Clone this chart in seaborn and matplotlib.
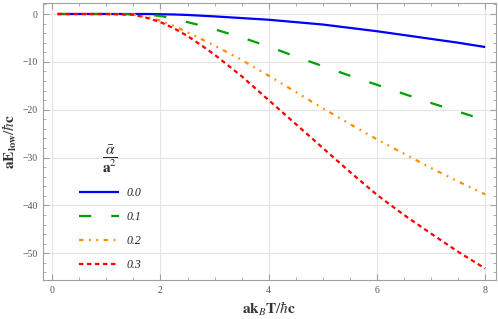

--

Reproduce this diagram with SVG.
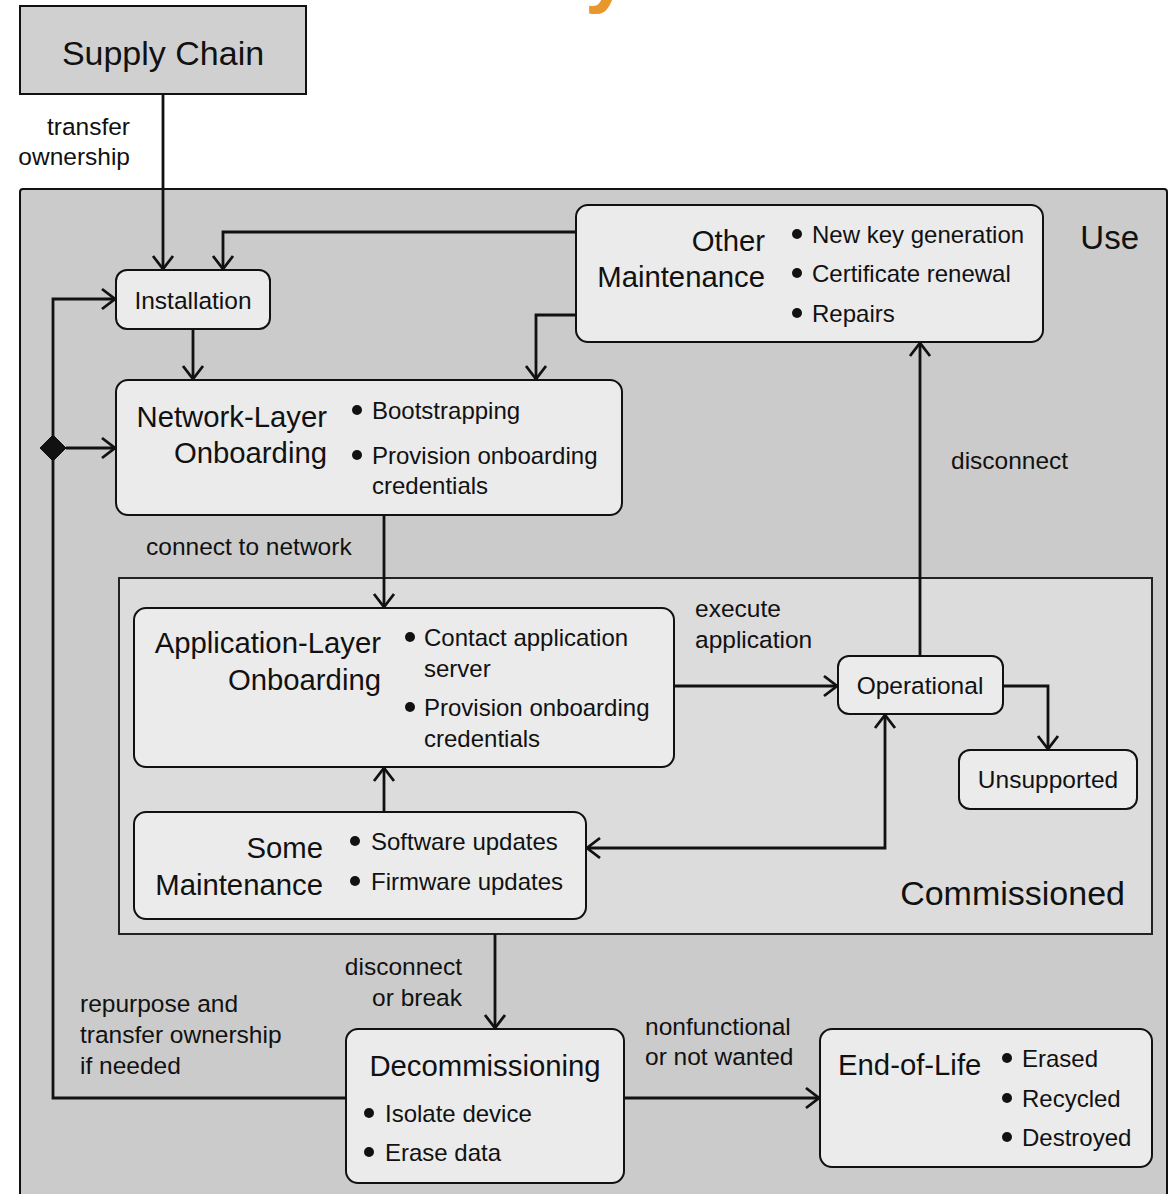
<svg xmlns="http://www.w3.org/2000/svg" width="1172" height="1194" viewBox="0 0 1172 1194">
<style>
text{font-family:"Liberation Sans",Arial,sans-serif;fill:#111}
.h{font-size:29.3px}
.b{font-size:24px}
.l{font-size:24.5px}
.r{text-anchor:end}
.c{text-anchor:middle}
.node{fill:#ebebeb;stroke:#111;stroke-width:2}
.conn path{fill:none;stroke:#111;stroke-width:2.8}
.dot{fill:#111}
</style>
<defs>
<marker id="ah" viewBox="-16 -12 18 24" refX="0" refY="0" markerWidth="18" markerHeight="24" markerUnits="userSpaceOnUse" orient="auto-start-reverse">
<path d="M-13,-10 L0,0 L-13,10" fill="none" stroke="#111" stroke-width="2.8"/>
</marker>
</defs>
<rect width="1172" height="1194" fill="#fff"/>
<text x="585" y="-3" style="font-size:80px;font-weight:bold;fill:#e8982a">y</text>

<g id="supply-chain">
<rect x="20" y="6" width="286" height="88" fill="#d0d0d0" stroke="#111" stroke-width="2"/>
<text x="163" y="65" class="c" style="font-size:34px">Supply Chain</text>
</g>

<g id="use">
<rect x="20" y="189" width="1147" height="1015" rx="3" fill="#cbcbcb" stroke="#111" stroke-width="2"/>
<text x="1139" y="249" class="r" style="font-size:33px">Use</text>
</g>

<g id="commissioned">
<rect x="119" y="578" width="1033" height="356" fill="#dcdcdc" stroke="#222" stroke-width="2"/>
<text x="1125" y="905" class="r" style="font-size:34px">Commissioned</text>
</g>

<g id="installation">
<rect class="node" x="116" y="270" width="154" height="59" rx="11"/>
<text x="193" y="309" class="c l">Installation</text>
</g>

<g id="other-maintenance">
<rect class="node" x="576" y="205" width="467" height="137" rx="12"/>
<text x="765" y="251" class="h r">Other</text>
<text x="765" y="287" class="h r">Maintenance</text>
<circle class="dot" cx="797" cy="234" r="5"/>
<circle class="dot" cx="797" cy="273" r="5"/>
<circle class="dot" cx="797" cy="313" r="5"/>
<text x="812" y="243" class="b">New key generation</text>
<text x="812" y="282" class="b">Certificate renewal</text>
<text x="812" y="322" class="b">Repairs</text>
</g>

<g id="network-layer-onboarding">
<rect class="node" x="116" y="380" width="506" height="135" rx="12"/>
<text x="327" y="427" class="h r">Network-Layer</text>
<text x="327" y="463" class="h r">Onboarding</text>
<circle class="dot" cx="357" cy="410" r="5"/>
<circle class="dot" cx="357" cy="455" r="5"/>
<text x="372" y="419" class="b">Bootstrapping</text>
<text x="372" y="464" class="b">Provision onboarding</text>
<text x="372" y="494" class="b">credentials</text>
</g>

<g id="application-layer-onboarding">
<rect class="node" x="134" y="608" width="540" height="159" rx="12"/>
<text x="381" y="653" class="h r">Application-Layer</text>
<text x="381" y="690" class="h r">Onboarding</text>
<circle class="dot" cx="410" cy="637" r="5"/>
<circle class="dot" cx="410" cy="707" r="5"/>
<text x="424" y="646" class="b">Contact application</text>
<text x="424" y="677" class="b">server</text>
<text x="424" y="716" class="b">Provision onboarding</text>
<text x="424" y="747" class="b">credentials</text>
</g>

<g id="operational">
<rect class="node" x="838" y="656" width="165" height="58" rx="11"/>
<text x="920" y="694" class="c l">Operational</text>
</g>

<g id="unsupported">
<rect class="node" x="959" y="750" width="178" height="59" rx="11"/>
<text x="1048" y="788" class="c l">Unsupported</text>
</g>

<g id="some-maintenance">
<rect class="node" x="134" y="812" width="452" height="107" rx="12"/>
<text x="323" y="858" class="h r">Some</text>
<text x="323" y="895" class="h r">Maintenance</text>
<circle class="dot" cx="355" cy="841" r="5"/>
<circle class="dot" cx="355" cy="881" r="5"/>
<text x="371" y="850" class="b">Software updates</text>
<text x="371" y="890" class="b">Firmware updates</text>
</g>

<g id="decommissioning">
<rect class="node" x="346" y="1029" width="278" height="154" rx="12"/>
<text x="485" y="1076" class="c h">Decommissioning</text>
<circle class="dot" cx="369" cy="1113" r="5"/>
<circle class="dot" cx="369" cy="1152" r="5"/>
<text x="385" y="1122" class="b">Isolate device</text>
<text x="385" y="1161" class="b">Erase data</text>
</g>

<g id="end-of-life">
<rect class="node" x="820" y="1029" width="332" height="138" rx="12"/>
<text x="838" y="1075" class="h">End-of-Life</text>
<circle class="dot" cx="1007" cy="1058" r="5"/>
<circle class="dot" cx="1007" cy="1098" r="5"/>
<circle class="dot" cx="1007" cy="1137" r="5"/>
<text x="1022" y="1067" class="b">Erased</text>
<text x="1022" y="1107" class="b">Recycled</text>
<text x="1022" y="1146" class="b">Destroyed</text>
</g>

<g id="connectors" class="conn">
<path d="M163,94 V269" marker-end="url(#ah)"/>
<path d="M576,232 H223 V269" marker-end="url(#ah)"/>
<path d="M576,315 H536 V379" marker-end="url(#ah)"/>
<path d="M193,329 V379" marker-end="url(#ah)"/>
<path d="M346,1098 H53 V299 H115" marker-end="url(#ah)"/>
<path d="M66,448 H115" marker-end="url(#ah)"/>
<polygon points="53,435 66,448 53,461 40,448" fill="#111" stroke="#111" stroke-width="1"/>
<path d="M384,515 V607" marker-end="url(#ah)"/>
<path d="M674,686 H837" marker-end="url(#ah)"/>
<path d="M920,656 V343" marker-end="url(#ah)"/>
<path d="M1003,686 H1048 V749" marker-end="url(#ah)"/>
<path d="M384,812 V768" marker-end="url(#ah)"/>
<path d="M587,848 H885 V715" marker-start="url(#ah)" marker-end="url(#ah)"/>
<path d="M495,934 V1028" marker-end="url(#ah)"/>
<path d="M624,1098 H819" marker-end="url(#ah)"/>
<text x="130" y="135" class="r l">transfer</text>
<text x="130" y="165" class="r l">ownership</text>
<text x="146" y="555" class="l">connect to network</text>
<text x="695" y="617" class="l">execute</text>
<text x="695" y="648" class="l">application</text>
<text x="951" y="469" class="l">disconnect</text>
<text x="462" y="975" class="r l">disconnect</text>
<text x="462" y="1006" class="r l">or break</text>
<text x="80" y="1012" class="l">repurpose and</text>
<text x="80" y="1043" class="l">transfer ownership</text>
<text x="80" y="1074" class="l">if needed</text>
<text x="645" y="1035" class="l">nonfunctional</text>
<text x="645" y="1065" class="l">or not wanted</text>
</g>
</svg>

◆ Written request: In the entries above, find lines with "this" and copy each.

◆ Written answer:
Clone this chart in seaborn and matplotlib.
Reproduce this diagram with SVG.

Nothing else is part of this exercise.